In any case, it’s clear that Peter, the Rock upon whom the Church was built, didn’t see anything at all. Holy Scripture tells us that those harridans, those slippery idle-tale-telling women, caused at least a moment of unsupported hope in his saintly impetuous mind, and so he ran to the tomb. There, we’re told, he saw only linen cloth. I’m sure we can all agree that a piece of cloth is not any kind of proof of resurrection. Poor Peter went home shaking his head, wondering what happened. Of course he did!
If what those hysterical females said was true (and I hasten to remind you it wasn’t), you’d think Peter would have seen something. You’d think an event as profound as the one “reported” at also would have had some significant effects, causing something in the world to change, wouldn’t you? I mean, at the very least, one would expect women by now to have gained some level of legal (if not moral) credibility. Or, ridiculous as it may sound, have caused them to be counted among the Company of Saints. Can you imagine anything as absurd sounding as “Saint Mary Magdalene”? It’s patently inconceivable.
Besides, if what those promiscuous women said was true, you’d think they’d have later developed skills beyond simply telling nonsensical idle tales. After all these hundreds and hundreds of years, have they done anything more serious with their lives, like earning the same rights and responsibilities as their male superiors? The right to vote perhaps? Equal pay for equal work?The freedom to make decisions about their own bodies? And perhaps — and please don’t think me reckless in making such an outlandish prognostication — you’d think that by now they’d have been admitted to Holy Orders as members of the Church’s esteemed clergy. Heaven forfend!
But no.
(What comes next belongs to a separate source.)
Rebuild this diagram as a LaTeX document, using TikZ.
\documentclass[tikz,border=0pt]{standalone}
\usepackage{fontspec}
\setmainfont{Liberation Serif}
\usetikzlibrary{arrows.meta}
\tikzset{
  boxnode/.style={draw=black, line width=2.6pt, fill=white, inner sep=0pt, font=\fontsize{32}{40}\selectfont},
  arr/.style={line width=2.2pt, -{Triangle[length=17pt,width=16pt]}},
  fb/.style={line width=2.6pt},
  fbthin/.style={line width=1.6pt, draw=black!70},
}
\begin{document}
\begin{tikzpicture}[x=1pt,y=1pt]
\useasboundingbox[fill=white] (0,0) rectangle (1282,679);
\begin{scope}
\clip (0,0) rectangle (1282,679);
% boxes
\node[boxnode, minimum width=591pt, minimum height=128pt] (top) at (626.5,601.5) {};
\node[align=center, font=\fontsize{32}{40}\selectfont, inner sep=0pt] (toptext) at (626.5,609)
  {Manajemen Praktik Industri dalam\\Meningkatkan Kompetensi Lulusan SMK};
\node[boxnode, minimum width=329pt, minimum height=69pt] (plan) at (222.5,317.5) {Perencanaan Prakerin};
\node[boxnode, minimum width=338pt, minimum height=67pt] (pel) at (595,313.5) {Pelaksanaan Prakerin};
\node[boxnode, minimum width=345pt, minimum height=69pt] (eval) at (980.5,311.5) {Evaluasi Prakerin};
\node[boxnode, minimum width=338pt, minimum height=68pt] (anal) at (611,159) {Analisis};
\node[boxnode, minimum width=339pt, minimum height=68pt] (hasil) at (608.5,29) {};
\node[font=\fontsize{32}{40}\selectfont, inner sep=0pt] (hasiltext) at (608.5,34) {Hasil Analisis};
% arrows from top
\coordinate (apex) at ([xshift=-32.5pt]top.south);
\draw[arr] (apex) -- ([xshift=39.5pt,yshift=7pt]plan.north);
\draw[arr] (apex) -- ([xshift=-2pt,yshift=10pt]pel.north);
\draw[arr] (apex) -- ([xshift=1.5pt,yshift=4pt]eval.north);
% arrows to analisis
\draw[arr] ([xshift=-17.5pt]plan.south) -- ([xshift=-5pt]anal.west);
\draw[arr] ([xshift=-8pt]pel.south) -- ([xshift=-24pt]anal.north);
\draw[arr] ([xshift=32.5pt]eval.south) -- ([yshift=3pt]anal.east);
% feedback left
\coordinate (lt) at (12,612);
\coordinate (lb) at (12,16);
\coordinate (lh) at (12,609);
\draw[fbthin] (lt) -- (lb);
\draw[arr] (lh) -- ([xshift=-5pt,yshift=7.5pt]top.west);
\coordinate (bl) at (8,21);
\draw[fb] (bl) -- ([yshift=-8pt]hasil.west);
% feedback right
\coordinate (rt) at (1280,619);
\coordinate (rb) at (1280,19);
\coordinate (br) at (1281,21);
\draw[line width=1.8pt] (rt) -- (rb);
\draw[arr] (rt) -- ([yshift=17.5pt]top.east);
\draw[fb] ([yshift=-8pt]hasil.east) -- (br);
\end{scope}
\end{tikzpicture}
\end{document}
It is obvious that, as always, men were correct in their assessment of women, and clearly of this group of old gossips. The poor dears were so obviously overcome with grief at the death of that Jesus character that they hardly knew what they were saying.
So my dear friends, Gentlemen of the Jury, I urge you in the strongest terms to join your upstanding masculine ancestors, and put a stop to this foolish resurrection rumour once and for all. Ignore the groundless bleatings of Mr Lamb, my eloquent if ineffective colleague. Stand on your own two feet, sirs. As citizens of this world, strike permanently from the record all unprovable, nonsensical idle tales about some empty first-century tomb. Above all, be practical and keep things as they are. As they were meant to be.
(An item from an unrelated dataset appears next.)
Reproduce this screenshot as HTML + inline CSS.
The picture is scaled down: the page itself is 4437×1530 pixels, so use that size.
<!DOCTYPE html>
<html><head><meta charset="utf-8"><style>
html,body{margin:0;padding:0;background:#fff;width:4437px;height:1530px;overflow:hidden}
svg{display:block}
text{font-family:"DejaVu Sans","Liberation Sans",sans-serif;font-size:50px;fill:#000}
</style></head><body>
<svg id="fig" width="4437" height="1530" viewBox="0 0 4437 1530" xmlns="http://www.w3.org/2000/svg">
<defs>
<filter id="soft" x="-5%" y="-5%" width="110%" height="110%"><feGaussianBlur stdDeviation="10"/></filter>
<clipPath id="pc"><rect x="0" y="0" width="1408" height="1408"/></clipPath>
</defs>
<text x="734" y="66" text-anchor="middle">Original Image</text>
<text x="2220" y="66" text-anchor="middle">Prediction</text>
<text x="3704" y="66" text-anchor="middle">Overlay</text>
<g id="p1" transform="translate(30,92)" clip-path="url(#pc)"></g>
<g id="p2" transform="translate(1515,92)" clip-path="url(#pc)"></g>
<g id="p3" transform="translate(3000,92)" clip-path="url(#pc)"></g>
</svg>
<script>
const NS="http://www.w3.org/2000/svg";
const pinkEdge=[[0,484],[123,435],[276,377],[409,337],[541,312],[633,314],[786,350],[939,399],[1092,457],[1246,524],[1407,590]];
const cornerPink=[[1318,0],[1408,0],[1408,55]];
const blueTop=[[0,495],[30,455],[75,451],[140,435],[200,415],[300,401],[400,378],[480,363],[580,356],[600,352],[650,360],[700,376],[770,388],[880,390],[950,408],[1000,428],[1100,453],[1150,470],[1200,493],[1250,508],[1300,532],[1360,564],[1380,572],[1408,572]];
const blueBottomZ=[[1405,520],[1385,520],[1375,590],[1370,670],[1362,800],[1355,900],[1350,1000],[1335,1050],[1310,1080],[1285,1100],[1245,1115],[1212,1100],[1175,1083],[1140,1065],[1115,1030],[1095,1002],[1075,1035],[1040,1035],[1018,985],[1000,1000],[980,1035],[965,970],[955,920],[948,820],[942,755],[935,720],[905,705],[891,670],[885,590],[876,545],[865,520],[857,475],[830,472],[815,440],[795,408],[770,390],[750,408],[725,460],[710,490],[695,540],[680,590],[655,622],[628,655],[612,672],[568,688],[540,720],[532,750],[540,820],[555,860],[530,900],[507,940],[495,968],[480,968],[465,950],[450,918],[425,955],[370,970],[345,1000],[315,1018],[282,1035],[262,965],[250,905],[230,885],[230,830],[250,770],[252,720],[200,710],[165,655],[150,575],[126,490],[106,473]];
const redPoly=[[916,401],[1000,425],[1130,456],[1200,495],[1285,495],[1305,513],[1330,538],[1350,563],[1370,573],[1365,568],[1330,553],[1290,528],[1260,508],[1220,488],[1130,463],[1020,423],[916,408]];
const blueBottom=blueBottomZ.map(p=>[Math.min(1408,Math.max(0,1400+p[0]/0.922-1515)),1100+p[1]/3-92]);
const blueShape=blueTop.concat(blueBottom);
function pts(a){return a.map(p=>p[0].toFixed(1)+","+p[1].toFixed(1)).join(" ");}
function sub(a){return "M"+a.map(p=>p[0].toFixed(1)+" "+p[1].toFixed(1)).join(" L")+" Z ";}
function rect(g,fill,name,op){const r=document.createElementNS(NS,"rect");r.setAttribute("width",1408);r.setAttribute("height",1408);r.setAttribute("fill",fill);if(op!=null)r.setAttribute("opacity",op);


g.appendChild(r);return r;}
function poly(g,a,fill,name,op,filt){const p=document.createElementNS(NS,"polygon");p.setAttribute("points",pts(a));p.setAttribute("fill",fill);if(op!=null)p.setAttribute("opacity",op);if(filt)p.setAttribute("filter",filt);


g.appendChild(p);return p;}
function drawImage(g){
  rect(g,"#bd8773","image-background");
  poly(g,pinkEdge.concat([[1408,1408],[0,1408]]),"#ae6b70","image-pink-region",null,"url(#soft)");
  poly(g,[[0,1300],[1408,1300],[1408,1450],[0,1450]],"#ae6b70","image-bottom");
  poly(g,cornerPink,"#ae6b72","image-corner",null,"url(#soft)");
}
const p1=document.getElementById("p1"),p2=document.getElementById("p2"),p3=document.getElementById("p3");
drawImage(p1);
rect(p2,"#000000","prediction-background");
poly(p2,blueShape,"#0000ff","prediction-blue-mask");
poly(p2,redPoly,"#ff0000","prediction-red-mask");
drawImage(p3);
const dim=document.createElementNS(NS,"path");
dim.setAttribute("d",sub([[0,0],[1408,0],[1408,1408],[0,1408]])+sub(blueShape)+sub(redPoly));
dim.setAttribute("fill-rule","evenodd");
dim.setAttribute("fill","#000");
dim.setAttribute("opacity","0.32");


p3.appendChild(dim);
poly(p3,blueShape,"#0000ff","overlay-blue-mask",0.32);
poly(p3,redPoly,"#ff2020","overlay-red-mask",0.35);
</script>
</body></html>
Remember this portentous moment, sirs, when you ascended to the heights of the most courageous of men. When I, the eminently humble Mr De Ville, Chief Prosecutor, convinced and enabled you to finally free mankind from the oppressive blight of womanly temptations.
(By the way, if any of you are interested in personally engaging my services, and I’m sure that you are, I will happy to distribute my card when court is dismissed. My fees are on a sliding scale that I know will you will find accommodating.)
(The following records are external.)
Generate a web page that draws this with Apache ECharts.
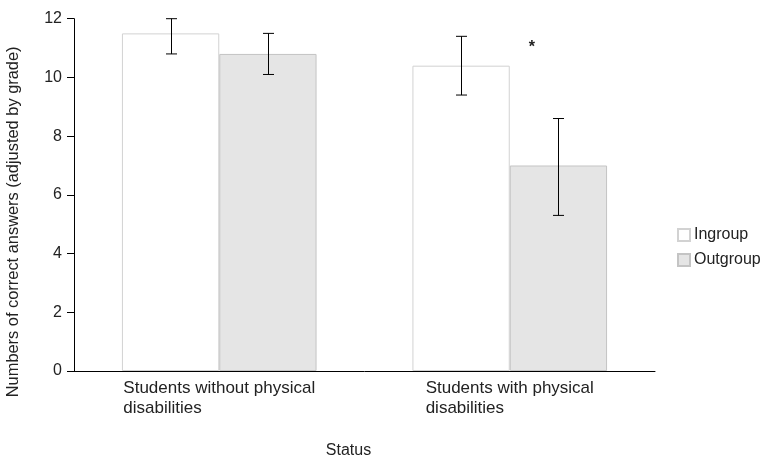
<!DOCTYPE html>
<html>
<head>
<meta charset="utf-8">
<script src="https://cdn.jsdelivr.net/npm/echarts@6/dist/echarts.min.js"></script>
<style>
html, body { margin: 0; padding: 0; background: #fff; }
#chart { width: 763px; height: 458px; }
</style>
</head>
<body>
<div id="chart"></div>
<script>
// data
const categories = ['Students without physical\ndisabilities', 'Students with physical\ndisabilities'];
const ingroup = [11.5, 10.4];
const outgroup = [10.8, 7.0];
const ingroupErr = [[10.8, 12.0], [9.4, 11.4]];
const outgroupErr = [[10.1, 11.5], [5.3, 8.6]];
const sigLabels = ['', '*'];
const sigValue = [0, 11.03];

const chart = echarts.init(document.getElementById('chart'));
const CAT_GAP = 0.33;

// error bar series: side -1 = ingroup (left bar), 1 = outgroup (right bar)
function errSeries(name, errs, side) {
    return {
        name: name,
        type: 'custom',
        silent: true,
        z: 5,
        data: errs.map((e, i) => [i, e[0], e[1]]),
        renderItem: function (params, api) {
            const i = api.value(0);
            const band = api.size([1, 0])[0];
            const bw = band * (1 - CAT_GAP) / 2;
            const lo = api.coord([i, api.value(1)]);
            const hi = api.coord([i, api.value(2)]);
            const x = Math.round(lo[0] + side * bw / 2) + 0.5;
            const cap = 5.5;
            const st = {stroke: '#000', lineWidth: 1};
            const children = [
                {type: 'line', shape: {x1: x, y1: lo[1], x2: x, y2: hi[1]}, style: st},
                {type: 'line', shape: {x1: x - cap, y1: lo[1], x2: x + cap, y2: lo[1]}, style: st},
                {type: 'line', shape: {x1: x - cap, y1: hi[1], x2: x + cap, y2: hi[1]}, style: st}
            ];
            if (side > 0 && sigLabels[i]) {
                const p = api.coord([i, sigValue[i]]);
                children.push({
                    type: 'text',
                    style: {
                        x: p[0] + 22, y: p[1], text: sigLabels[i],
                        fill: '#222', font: 'bold 16px "Liberation Sans", Arial, sans-serif',
                        align: 'center', verticalAlign: 'middle'
                    }
                });
            }
            return {type: 'group', children: children};
        }
    };
}

const option = {
    animation: false,
    textStyle: {fontFamily: '"Liberation Sans", Arial, sans-serif'},
    grid: {left: 74, right: 108, top: 18.7, bottom: 87, outerBoundsMode: 'none'},
    legend: {
        orient: 'vertical',
        left: 677,
        top: 227,
        padding: 0,
        icon: 'rect',
        itemWidth: 12,
        itemHeight: 12,
        itemGap: 9,
        data: ['Ingroup', 'Outgroup'],
        textStyle: {fontSize: 16, color: '#222', padding: [0, 0, 0, -1]}
    },
    xAxis: {
        type: 'category',
        data: categories,
        name: 'Status',
        nameLocation: 'middle',
        nameGap: 72,
        nameTextStyle: {fontSize: 16, color: '#222', padding: [0, 32, 0, 0]},
        axisLine: {lineStyle: {color: '#000', width: 1}},
        axisTick: {show: false},
        axisLabel: {
            interval: 0,
            margin: 7,
            formatter: v => v.split('\n').map(s => '{a|' + s + '}').join('\n'),
            rich: {a: {fontSize: 17, color: '#222', align: 'left', lineHeight: 20}}
        }
    },
    yAxis: {
        type: 'value',
        min: 0,
        max: 12,
        interval: 2,
        name: 'Numbers of correct answers (adjusted by grade)',
        nameLocation: 'middle',
        nameGap: 53,
        nameTextStyle: {fontSize: 16.4, color: '#222', padding: [0, 54, 0, 0]},
        axisLine: {show: true, lineStyle: {color: '#000', width: 1}},
        axisTick: {show: true, length: 7, lineStyle: {color: '#000'}},
        axisLabel: {fontSize: 16, color: '#222', margin: 12},
        splitLine: {show: false}
    },
    series: [
        {
            name: 'Ingroup',
            type: 'bar',
            data: ingroup,
            barGap: '0%',
            barCategoryGap: '33%',
            itemStyle: {color: '#ffffff', borderColor: '#d2d2d2', borderWidth: 1}
        },
        {
            name: 'Outgroup',
            type: 'bar',
            data: outgroup,
            barGap: '0%',
            barCategoryGap: '33%',
            itemStyle: {color: '#e5e5e5', borderColor: '#c4c4c4', borderWidth: 1}
        },
        errSeries('ingroupErr', ingroupErr, -1),
        errSeries('outgroupErr', outgroupErr, 1)
    ]
};

chart.setOption(option);
</script>
</body>
</html>
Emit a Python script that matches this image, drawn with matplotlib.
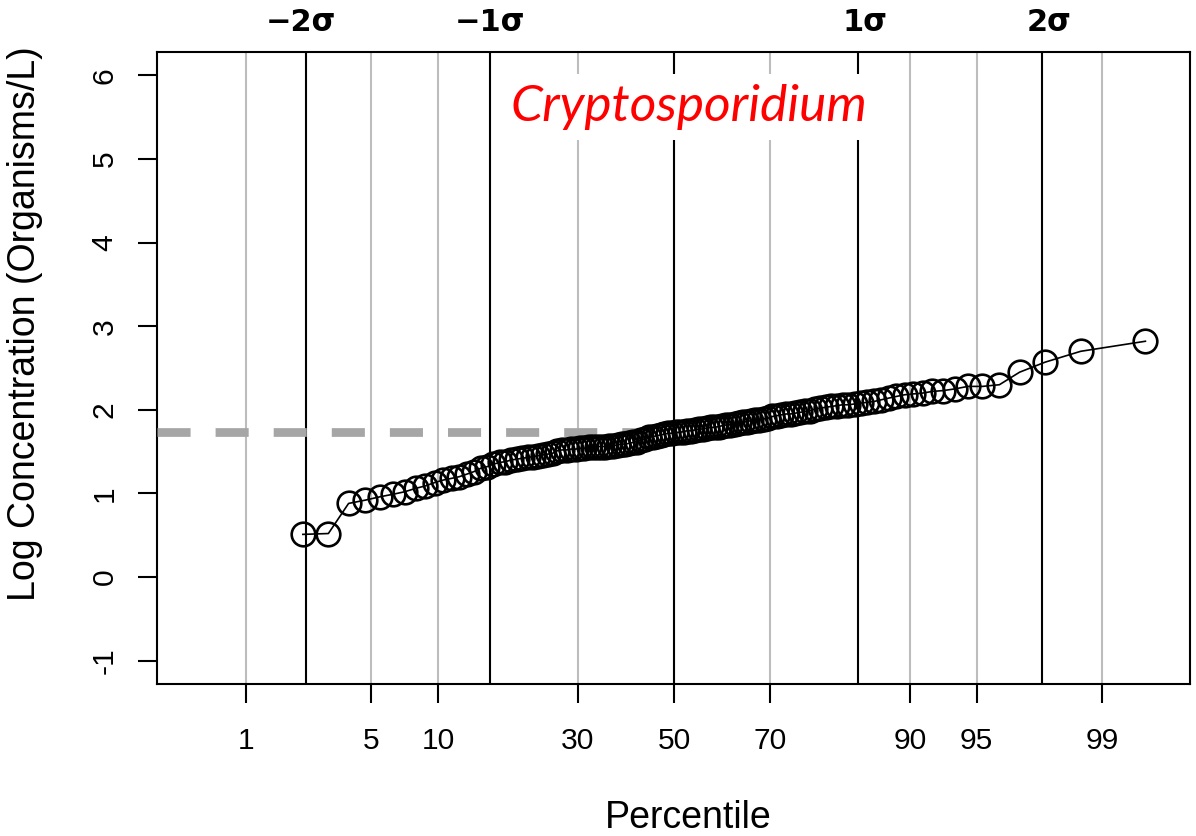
import numpy as np
import matplotlib.pyplot as plt
from matplotlib.transforms import blended_transform_factory
from statistics import NormalDist

# sorted log10 concentrations (ranks 3..120 of n = 120)
n_total = 120
first_rank = 3
log_conc = [
    0.51, 0.52, 0.88, 0.92, 0.96, 0.99, 1.02, 1.06, 1.09, 1.13,
    1.16, 1.18, 1.20, 1.23, 1.26, 1.30, 1.32, 1.35, 1.37, 1.38,
    1.40, 1.41, 1.42, 1.43, 1.44, 1.45, 1.46, 1.47, 1.48, 1.51,
    1.52, 1.52, 1.53, 1.53, 1.54, 1.54, 1.55, 1.55, 1.56, 1.56,
    1.56, 1.57, 1.57, 1.58, 1.59, 1.59, 1.60, 1.61, 1.62, 1.64,
    1.65, 1.67, 1.68, 1.69, 1.70, 1.71, 1.72, 1.72, 1.73, 1.73,
    1.74, 1.75, 1.75, 1.76, 1.77, 1.77, 1.78, 1.79, 1.79, 1.80,
    1.81, 1.82, 1.82, 1.83, 1.84, 1.85, 1.86, 1.87, 1.88, 1.88,
    1.89, 1.90, 1.92, 1.93, 1.94, 1.95, 1.95, 1.96, 1.97, 1.98,
    1.99, 2.01, 2.02, 2.03, 2.04, 2.05, 2.06, 2.06, 2.07, 2.08,
    2.09, 2.10, 2.12, 2.14, 2.16, 2.18, 2.19, 2.20, 2.22, 2.23,
    2.25, 2.28, 2.28, 2.30, 2.45, 2.57, 2.70, 2.82,
]

pct_ticks = [1, 5, 10, 30, 50, 70, 90, 95, 99]
sigma_lines = [-2, -1, 0, 1, 2]
sigma_labels = {-2: '\u22122\u03c3', -1: '\u22121\u03c3', 1: '1\u03c3', 2: '2\u03c3'}
y_ticks = [-1, 0, 1, 2, 3, 4, 5, 6]

ref_level = 1.74      # dashed reference level
ref_end_pct = 45.2    # percentile where the dashed line stops

nd = NormalDist()
ranks = np.arange(first_rank, first_rank + len(log_conc))
# Blom plotting positions -> normal scores
z = [nd.inv_cdf((r - 0.375) / (n_total + 0.25)) for r in ranks]
z_ticks = [nd.inv_cdf(p / 100) for p in pct_ticks]

plt.rcParams['font.family'] = ['Liberation Sans', 'DejaVu Sans']

fig = plt.figure(figsize=(11.96, 8.36), dpi=100)
ax = fig.add_axes([0.1313, 0.1818, 0.8637, 0.756])
xlim = (-2.81, 2.805)
ax.set_xlim(xlim)
ax.set_ylim(-1.28, 6.28)

# grid lines
for zt in z_ticks:
    ax.axvline(zt, color='#bdbdbd', lw=1.5, zorder=1)
for s in sigma_lines:
    ax.axvline(s, color='black', lw=1.5, zorder=2)

# dashed reference line from the left edge
z_end = nd.inv_cdf(ref_end_pct / 100)
ax.axhline(ref_level, xmin=0, xmax=(z_end - xlim[0]) / (xlim[1] - xlim[0]),
           color='#a6a6a6', lw=6.3, dashes=(3.78, 2.86), zorder=3)

ax.plot(z, log_conc, color='black', lw=1.2, marker='o', ms=17,
        mfc='none', mec='black', mew=1.9, zorder=4)

ax.set_xticks(z_ticks)
ax.set_xticklabels([str(p) for p in pct_ticks])
ax.set_yticks(y_ticks)
ax.set_yticklabels([str(v) for v in y_ticks])
ax.tick_params(axis='x', length=13.7, width=1.5, pad=17, labelsize=21.6)
ax.tick_params(axis='y', length=13.7, width=1.5, pad=14, labelsize=21.6,
               labelrotation=90)
for lab in ax.get_yticklabels():
    lab.set_va('center')

for sp in ax.spines.values():
    sp.set_linewidth(1.5)

ax.set_xlabel('Percentile', fontsize=27)
ax.xaxis.set_label_coords(0.514, -0.212)
ax.xaxis.label.set_va('center')
ax.set_ylabel('Log Concentration (Organisms/L)', fontsize=27)
ax.yaxis.set_label_coords(-0.128, 0.571)
ax.yaxis.label.set_va('center')

# sigma labels above the plot
trans = blended_transform_factory(ax.transData, ax.transAxes)
offsets = {-2: -0.03, -1: 0.0, 1: 0.04, 2: 0.04}
for s, txt in sigma_labels.items():
    ax.text(s + offsets[s], 1.047, txt, transform=trans, ha='center', va='center',
            fontsize=22, fontweight='bold', family=['DejaVu Sans'])

ax.text(0.08, 5.62, 'Cryptosporidium', color='red', fontsize=37, style='italic',
        family=['Lato', 'DejaVu Sans'], ha='center', va='center', zorder=5,
        bbox=dict(facecolor='white', edgecolor='none', pad=7))

fig.savefig('out.png', dpi=100)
Your Honour, Gentlemen of the jury, I rest my case.
Following the sage advice of my editorial coach who worries that not everyone is deeply appreciate of satire, particularly in an Easter sermon, I must assure you that I unequivocally support the equality of women and men, and of the end of any kind of marginalization, in large part thanks to Mary Magdalene, Joanna, Mary the mother of James and the other women with them, the first witnesses of Christ’s resurrection.